* TO DO *
Each entry that follows is to be retyped exactly. Pictures do not belong in the copy.

>> START RECORD SET

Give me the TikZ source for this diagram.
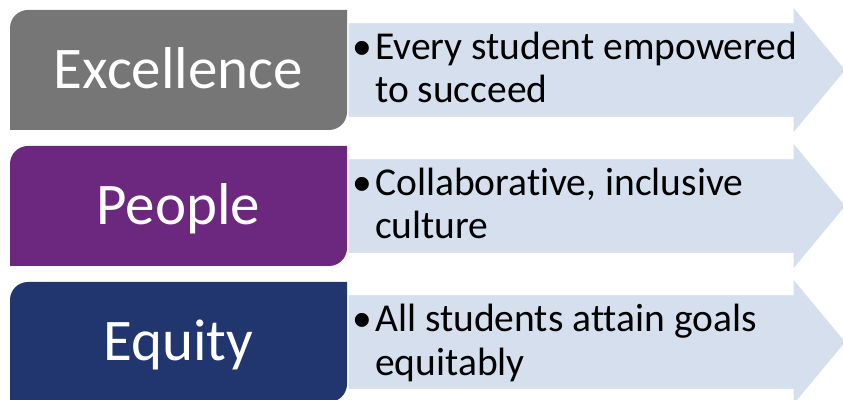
\documentclass[tikz,border=0pt]{standalone}
\usepackage{fontspec}
\setmainfont[Ligatures=NoCommon]{Carlito}
\definecolor{exgray}{HTML}{767676}
\definecolor{pepurple}{HTML}{6C287E}
\definecolor{eqnavy}{HTML}{21366F}
\definecolor{arrowblue}{HTML}{D5DFEE}
\tikzset{
  bigtext/.style={text=white, inner sep=0pt, font=\fontsize{59}{64}\selectfont, anchor=base},
  bullettext/.style={text=black, inner sep=0pt, font=\fontsize{39.5}{43.5}\selectfont, anchor=base west, align=left},
  arrowshape/.style={fill=arrowblue, draw=white, line width=1.2pt, line join=miter},
}
\begin{document}
\begin{tikzpicture}[x=1pt,y=1pt]
\useasboundingbox (0,0) rectangle (843,399);
\clip (0,0) rectangle (843,399);
% arrows (centers Y = 329, 193, 57)
\foreach \c in {329,193,57}{
  \filldraw[arrowshape] (348,\c+47.5) -- (793,\c+47.5) -- (793,\c+64) -- (846,\c) -- (793,\c-64) -- (793,\c-47.5) -- (348,\c-47.5) -- cycle;
}
% boxes
\fill[exgray] (10,269) -- (10,371) arc[start angle=180,end angle=90,radius=18] -- (347,389) -- (347,287) arc[start angle=0,end angle=-90,radius=18] -- cycle;
\fill[pepurple] (10,133) -- (10,235) arc[start angle=180,end angle=90,radius=18] -- (347,253) -- (347,151) arc[start angle=0,end angle=-90,radius=18] -- cycle;
\fill[eqnavy] (10,-3) -- (10,99) arc[start angle=180,end angle=90,radius=18] -- (347,117) -- (347,15) arc[start angle=0,end angle=-90,radius=18] -- cycle;
% labels
\node[bigtext] (ex) at (178.5,310) {Excellence};
\node[bigtext] (pe) at (178.5,174) {People};
\node[bigtext] (eq) at (178.5,38) {Equity};
% bullets
\node[bullettext] (b1) at (352,339) {•};
\node[bullettext] (t1) at (375,296) {Every student empowered\\to succeed};
\node[bullettext] (b2) at (352,203) {•};
\node[bullettext] (t2) at (375,160) {Collaborative, inclusive\\culture};
\node[bullettext] (b3) at (352,67) {•};
\node[bullettext] (t3) at (375,24) {All students attain goals\\equitably};
\end{tikzpicture}
\end{document}
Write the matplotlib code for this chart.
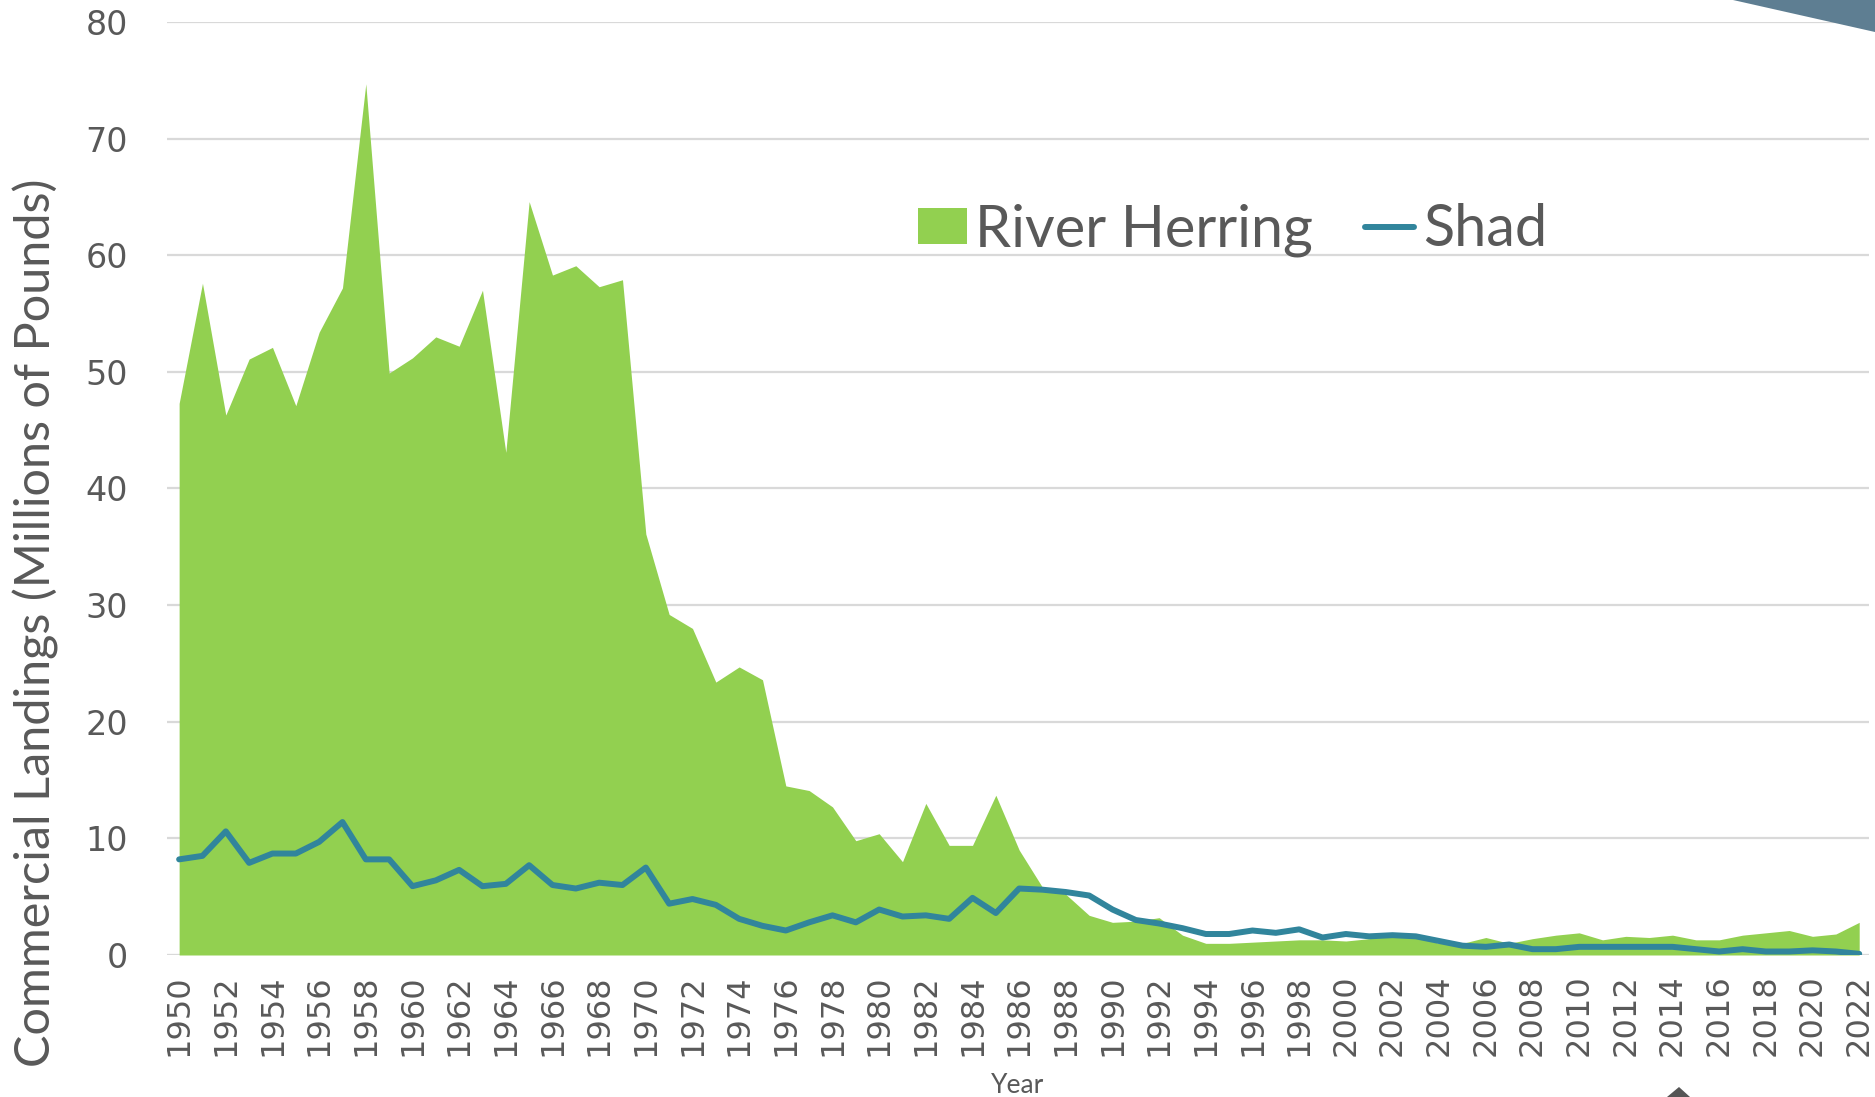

>> END RECORD SET

* ANSWER FOR THE TASK *
Give me the TikZ source for this diagram.
\documentclass[tikz,border=0pt]{standalone}
\usepackage{fontspec}
\setmainfont[Ligatures=NoCommon]{Carlito}
\definecolor{exgray}{HTML}{767676}
\definecolor{pepurple}{HTML}{6C287E}
\definecolor{eqnavy}{HTML}{21366F}
\definecolor{arrowblue}{HTML}{D5DFEE}
\tikzset{
  bigtext/.style={text=white, inner sep=0pt, font=\fontsize{59}{64}\selectfont, anchor=base},
  bullettext/.style={text=black, inner sep=0pt, font=\fontsize{39.5}{43.5}\selectfont, anchor=base west, align=left},
  arrowshape/.style={fill=arrowblue, draw=white, line width=1.2pt, line join=miter},
}
\begin{document}
\begin{tikzpicture}[x=1pt,y=1pt]
\useasboundingbox (0,0) rectangle (843,399);
\clip (0,0) rectangle (843,399);
% arrows (centers Y = 329, 193, 57)
\foreach \c in {329,193,57}{
  \filldraw[arrowshape] (348,\c+47.5) -- (793,\c+47.5) -- (793,\c+64) -- (846,\c) -- (793,\c-64) -- (793,\c-47.5) -- (348,\c-47.5) -- cycle;
}
% boxes
\fill[exgray] (10,269) -- (10,371) arc[start angle=180,end angle=90,radius=18] -- (347,389) -- (347,287) arc[start angle=0,end angle=-90,radius=18] -- cycle;
\fill[pepurple] (10,133) -- (10,235) arc[start angle=180,end angle=90,radius=18] -- (347,253) -- (347,151) arc[start angle=0,end angle=-90,radius=18] -- cycle;
\fill[eqnavy] (10,-3) -- (10,99) arc[start angle=180,end angle=90,radius=18] -- (347,117) -- (347,15) arc[start angle=0,end angle=-90,radius=18] -- cycle;
% labels
\node[bigtext] (ex) at (178.5,310) {Excellence};
\node[bigtext] (pe) at (178.5,174) {People};
\node[bigtext] (eq) at (178.5,38) {Equity};
% bullets
\node[bullettext] (b1) at (352,339) {•};
\node[bullettext] (t1) at (375,296) {Every student empowered\\to succeed};
\node[bullettext] (b2) at (352,203) {•};
\node[bullettext] (t2) at (375,160) {Collaborative, inclusive\\culture};
\node[bullettext] (b3) at (352,67) {•};
\node[bullettext] (t3) at (375,24) {All students attain goals\\equitably};
\end{tikzpicture}
\end{document}
Write the matplotlib code for this chart.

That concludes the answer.